What is faithful?  “Loyal, constant and steadfast.”  It means He’ll always love us.  What is His promise other than that?  His promise is the gift of His very Self, His steadfast Love, and “with Him there is forgiveness of sins.”

(Why has this image of God as “steadfast” love become so huge to me, by the way?  It happened in December when I searched for Psalm 130.  —  We all know it…  Love that is unfaithful; love that wavers; love that waxes and wanes.  Love that ends.  All that hurts the human heart.  And that tells me that that’s not what our hearts are made for.  Our hearts were designed for love.  The real thing.  The real, cosmic definition of love: unfailing, unwavering, faithful, unending, steadfast love.  That’s all God promises us.  That is the promise of all promises found in the Old Testament.  And that is all we want really.  And more importantly, whether or not we know we want it, that’s what we all need.

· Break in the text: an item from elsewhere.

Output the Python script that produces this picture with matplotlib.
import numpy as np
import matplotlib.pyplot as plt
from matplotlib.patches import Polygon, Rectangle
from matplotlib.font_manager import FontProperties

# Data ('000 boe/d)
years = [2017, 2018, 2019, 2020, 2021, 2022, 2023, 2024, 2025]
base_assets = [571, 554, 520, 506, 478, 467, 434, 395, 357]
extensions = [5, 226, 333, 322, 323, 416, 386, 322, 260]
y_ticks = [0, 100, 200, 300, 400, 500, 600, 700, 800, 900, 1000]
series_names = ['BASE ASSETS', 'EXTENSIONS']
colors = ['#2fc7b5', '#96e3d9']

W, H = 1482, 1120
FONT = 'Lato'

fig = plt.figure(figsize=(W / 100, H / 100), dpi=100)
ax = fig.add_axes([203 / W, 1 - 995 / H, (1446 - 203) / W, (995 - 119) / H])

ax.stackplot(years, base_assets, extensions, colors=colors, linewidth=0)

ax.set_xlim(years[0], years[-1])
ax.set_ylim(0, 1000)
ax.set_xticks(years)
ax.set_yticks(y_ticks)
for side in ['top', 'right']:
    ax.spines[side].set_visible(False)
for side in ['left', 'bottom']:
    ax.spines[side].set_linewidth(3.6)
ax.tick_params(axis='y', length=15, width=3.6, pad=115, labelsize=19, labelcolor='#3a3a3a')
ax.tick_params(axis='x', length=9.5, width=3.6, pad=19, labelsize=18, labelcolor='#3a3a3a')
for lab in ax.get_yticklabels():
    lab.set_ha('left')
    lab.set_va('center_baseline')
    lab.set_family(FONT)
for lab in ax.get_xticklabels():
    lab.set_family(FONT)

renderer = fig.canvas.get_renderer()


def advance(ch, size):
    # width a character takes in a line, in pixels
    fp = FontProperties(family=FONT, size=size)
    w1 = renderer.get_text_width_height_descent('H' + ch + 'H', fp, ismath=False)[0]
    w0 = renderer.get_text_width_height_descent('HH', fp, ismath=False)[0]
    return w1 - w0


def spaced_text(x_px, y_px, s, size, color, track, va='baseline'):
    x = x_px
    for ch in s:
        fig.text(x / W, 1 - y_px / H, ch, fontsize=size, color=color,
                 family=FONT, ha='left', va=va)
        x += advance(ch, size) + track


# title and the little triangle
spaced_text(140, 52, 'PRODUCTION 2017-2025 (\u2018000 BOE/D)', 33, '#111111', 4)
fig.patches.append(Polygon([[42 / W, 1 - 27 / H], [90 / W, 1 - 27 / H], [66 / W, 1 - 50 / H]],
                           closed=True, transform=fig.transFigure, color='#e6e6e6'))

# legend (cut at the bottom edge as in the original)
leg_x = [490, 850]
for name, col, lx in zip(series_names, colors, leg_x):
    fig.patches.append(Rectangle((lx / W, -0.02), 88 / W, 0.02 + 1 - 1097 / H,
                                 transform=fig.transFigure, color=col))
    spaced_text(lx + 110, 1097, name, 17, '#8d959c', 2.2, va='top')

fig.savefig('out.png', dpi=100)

Each and every individual soul.) [Here’s were I love Mumford once again: “There is a design, an allignment, a cry, of hy heart to see the beauty of love as it was made to be.“]

So that’s what God is.  And, what am I?  A beggar.  Sinful and weak.  Thirsty for love and forgiveness.  I am emptiness, a void, and thus, pure longing.

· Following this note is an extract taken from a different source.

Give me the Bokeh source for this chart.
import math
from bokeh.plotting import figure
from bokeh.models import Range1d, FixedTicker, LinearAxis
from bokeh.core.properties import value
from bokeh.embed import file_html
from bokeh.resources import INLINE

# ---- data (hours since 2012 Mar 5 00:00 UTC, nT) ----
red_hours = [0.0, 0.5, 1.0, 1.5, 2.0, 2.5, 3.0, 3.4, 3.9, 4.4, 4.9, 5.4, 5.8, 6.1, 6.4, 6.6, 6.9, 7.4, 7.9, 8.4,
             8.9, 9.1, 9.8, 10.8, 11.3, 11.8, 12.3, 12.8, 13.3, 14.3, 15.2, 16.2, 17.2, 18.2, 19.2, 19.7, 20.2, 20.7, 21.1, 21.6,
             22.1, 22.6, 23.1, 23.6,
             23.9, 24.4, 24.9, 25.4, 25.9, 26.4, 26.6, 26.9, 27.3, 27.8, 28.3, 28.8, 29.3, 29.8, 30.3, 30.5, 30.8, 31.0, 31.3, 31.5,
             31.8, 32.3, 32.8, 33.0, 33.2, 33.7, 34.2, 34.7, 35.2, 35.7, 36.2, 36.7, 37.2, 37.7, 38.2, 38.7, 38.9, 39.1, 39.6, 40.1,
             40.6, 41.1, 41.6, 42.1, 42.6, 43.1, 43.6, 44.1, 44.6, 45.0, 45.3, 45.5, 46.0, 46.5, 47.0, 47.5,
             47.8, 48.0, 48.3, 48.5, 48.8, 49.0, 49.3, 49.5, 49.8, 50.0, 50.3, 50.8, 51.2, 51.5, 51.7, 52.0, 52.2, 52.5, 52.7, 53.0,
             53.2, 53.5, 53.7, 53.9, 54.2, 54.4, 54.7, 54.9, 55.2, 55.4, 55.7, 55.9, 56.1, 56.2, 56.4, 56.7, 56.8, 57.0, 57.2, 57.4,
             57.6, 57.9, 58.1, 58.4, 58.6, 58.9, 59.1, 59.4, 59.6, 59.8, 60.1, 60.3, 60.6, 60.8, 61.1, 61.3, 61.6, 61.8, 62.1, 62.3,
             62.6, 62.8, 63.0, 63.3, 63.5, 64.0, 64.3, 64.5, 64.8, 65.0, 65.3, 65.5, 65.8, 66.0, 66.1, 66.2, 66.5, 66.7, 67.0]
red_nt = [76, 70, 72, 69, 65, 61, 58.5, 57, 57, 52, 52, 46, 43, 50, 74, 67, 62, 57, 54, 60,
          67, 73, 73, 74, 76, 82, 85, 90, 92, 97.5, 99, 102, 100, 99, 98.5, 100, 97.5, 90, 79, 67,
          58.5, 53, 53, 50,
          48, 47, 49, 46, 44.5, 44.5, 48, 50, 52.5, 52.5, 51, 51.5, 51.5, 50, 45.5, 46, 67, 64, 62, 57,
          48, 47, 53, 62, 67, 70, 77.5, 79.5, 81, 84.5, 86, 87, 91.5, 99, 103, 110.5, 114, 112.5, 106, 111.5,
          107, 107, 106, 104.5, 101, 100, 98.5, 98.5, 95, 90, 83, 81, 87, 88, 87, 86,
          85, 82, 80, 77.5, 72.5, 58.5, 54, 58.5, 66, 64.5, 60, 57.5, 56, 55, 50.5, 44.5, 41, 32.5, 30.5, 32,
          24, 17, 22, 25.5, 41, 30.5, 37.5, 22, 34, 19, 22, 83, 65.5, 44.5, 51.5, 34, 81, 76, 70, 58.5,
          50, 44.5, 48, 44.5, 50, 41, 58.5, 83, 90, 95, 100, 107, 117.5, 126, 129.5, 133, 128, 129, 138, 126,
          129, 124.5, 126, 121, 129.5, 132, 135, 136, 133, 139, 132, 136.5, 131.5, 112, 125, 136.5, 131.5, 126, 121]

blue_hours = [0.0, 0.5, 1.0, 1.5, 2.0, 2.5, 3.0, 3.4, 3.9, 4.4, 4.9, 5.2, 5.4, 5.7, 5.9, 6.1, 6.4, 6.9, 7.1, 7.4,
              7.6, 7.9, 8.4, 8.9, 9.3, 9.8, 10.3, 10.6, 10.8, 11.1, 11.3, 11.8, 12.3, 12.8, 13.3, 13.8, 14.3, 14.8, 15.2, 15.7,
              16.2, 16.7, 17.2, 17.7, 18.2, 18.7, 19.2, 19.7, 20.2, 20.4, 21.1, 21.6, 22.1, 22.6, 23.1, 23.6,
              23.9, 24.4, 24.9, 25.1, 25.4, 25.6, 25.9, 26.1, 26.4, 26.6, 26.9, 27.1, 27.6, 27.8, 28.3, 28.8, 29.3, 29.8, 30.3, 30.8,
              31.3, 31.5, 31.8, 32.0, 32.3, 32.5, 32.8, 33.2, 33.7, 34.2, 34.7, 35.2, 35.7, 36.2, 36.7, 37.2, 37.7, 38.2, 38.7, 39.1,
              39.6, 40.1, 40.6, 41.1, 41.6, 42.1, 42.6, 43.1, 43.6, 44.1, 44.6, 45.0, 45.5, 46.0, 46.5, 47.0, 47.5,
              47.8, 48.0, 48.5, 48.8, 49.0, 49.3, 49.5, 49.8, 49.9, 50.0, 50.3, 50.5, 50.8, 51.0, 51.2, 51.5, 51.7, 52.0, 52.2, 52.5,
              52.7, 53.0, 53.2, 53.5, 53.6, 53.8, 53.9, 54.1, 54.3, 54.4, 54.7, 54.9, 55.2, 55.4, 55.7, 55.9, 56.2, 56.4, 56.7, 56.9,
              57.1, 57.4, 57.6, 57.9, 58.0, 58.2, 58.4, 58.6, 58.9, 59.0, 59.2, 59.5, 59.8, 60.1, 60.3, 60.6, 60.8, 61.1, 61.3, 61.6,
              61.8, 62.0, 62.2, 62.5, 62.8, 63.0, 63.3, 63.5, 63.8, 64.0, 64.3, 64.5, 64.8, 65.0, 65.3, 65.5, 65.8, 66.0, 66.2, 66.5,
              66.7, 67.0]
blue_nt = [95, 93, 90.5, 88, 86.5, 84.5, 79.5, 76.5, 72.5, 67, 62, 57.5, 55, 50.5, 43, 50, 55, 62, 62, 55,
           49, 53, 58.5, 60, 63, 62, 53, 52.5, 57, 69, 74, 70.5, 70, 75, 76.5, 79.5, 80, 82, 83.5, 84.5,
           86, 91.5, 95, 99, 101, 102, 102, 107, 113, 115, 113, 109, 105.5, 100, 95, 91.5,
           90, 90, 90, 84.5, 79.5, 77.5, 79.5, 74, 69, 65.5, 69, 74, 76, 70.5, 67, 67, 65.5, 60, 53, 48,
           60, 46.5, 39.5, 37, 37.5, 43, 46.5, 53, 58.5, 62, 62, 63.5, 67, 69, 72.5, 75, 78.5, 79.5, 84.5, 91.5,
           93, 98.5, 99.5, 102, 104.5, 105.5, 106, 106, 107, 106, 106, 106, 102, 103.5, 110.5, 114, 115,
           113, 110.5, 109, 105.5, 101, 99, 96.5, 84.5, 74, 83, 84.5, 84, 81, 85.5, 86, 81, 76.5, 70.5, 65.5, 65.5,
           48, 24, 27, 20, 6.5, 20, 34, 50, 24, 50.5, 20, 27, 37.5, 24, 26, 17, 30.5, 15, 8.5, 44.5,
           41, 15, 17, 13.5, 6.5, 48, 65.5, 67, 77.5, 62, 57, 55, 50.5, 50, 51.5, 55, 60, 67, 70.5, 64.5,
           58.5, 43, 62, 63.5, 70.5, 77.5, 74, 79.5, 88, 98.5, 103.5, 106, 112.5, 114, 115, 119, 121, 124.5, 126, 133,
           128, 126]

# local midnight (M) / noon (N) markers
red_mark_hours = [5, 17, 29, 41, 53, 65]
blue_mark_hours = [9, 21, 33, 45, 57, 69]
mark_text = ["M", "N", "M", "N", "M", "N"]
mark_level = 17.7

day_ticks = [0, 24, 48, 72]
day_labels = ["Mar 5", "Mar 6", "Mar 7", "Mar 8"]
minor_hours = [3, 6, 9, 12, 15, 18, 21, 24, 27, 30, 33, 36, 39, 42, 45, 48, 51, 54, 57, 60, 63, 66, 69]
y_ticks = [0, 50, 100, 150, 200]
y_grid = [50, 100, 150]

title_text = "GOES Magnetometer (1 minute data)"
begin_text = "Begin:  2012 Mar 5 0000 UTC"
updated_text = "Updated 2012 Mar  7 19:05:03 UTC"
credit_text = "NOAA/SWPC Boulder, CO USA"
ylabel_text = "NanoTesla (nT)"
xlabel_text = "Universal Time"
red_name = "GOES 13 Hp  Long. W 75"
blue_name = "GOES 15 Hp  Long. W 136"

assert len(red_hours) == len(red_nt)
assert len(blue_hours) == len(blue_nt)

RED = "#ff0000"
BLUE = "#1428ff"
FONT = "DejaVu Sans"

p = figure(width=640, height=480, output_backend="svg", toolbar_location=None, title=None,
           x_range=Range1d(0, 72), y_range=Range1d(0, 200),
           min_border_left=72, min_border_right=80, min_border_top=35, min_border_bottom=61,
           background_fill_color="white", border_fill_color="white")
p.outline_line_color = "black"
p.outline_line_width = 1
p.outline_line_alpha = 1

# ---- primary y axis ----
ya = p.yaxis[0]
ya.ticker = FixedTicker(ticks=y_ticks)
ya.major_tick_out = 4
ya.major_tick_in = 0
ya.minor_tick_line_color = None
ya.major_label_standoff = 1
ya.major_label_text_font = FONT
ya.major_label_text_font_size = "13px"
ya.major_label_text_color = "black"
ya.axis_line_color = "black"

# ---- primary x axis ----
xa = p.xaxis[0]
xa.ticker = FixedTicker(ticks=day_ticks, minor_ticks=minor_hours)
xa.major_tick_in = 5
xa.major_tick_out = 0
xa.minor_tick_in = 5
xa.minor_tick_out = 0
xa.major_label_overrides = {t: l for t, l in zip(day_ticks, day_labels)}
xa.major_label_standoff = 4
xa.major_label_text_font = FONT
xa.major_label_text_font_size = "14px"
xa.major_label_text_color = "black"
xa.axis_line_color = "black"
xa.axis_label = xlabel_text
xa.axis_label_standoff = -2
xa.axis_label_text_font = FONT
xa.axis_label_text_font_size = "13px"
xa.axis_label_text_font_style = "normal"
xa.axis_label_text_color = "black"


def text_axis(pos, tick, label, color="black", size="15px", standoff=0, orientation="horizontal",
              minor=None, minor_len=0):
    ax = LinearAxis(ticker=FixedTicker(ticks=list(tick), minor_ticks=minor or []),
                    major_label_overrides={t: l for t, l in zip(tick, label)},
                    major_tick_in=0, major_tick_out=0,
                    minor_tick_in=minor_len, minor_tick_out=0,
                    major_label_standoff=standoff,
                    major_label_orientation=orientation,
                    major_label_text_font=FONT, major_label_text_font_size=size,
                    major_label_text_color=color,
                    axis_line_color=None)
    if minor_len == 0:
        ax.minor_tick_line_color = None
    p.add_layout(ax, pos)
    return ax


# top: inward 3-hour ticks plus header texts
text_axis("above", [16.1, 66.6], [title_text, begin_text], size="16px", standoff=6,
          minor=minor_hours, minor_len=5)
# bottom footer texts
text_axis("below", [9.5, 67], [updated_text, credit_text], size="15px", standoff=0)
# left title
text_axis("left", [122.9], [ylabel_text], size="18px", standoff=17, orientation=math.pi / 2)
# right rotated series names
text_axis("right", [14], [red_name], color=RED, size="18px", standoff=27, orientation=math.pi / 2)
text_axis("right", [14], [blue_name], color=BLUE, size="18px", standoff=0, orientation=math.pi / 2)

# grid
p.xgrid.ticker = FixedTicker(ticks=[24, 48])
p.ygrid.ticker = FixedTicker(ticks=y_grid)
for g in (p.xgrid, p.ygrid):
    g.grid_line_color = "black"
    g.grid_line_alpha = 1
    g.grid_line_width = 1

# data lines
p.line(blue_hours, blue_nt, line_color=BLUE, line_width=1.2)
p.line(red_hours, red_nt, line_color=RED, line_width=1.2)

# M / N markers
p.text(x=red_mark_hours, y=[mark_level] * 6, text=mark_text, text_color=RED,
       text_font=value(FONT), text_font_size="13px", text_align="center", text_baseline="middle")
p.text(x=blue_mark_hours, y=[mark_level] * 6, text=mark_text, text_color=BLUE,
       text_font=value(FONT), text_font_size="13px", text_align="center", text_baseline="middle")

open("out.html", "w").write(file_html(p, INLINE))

If that’s what I am and that’s what He is, then . . . of course I can receive His love.  There no longer need to be any shame.  I expect more from myself, and then I assume that God does too, and so when I fall, or am weak and choose selfishness and to superficially please myself in self-destructive ways, I fall into the pride of shame, and I cannot look at God in the eye, and it’s hard for me to receive His love – because I feel “unworthy.” Unworthy because of what I’ve done.

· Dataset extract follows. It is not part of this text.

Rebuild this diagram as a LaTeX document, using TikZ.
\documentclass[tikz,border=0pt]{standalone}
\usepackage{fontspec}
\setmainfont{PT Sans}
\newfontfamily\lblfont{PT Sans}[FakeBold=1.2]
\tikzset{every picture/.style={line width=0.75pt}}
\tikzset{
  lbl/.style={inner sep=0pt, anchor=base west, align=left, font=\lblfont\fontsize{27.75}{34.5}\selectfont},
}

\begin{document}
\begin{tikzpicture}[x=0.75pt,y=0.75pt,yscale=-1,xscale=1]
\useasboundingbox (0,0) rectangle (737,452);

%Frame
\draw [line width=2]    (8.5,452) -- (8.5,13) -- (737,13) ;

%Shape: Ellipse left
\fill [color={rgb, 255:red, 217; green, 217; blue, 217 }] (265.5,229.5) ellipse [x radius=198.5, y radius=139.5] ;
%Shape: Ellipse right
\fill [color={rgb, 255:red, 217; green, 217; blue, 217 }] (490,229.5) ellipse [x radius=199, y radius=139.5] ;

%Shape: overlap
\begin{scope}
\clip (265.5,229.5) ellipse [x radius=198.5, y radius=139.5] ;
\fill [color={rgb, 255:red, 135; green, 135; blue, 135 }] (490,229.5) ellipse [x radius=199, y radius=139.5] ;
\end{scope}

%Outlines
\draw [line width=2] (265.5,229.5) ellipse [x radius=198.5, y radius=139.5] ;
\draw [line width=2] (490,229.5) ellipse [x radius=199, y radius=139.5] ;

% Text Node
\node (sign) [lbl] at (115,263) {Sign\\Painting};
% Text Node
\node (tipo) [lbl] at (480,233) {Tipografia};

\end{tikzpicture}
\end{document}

But why am I unworthy if that’s my identity? . . . and His?  I am need, emptiness, longing.  And He is an overabundance, a spilling over, of Love.  If that’s true, and if I can KNOW that, then of course I can sit here, in my weakness and littleness, with the wake of self-destructive behaviors (“sin”) behind me, and easily have the humility I need to look God in the face, in my weakness and need, and let Him love me.  Instead of having the shame I so often have, which, in me, is rooted in pride, because I think I should be better.  — The way I see it, I’d only feel “unworthy” of God’s love if I think I should be better than I am in order to receive it.  (And by the way…I think a better definition, or way of thinking about “sin,” is to see it as self-destructive; a barrier to peace, joy and true happines, which God wants for us.  It’s not this thing we do that hurts God and makes Him feel sad or angry.  I hate that shit.  I believe in responsibility for our actions.  But I hate guilt and shame, the kind that makes a soul hide from God.  I think that is straight from the pits of hell.)

That stuff is what I had been thinking and feeling during Adoration, and then I was looking for Psalm 130 (which I thought was maybe 133) that says, “If you, O Lord, should mark iniquities,
Lord, who could stand? But with you there is mercy and the forgiveness of sins.”  But when I looked at Psalm 133, it wasn’t it.  Then my eyes fell on Psalm 131 and I felt like it was me exactly.  It’s the psalm of a soul who has been humbled.  That’s me.  At my last confession I confessed pride, among other things.  I unknowingly thought too highly of myself before.  I thought I wasn’t capable of falling in such ways after my conversion.  I have had to learn to “come back to love,” to come back to God after a steeper fall.  I had never done that before, and didn’t quite know how.  I was definitely a humbled soul.

Hmmm.  My first non-farming blog.  And, gee whiz, with parts straight out of my journal!  I hope I’m not embarrassed later.  But – I don’t really get embarrassed in baring my soul, too often.  We’re all so the same.  I figure that people, even if only in certain sections, feel like they’re reading the story of their own soul a bit, just like I find the story of my soul in the Old Testament history of Israel.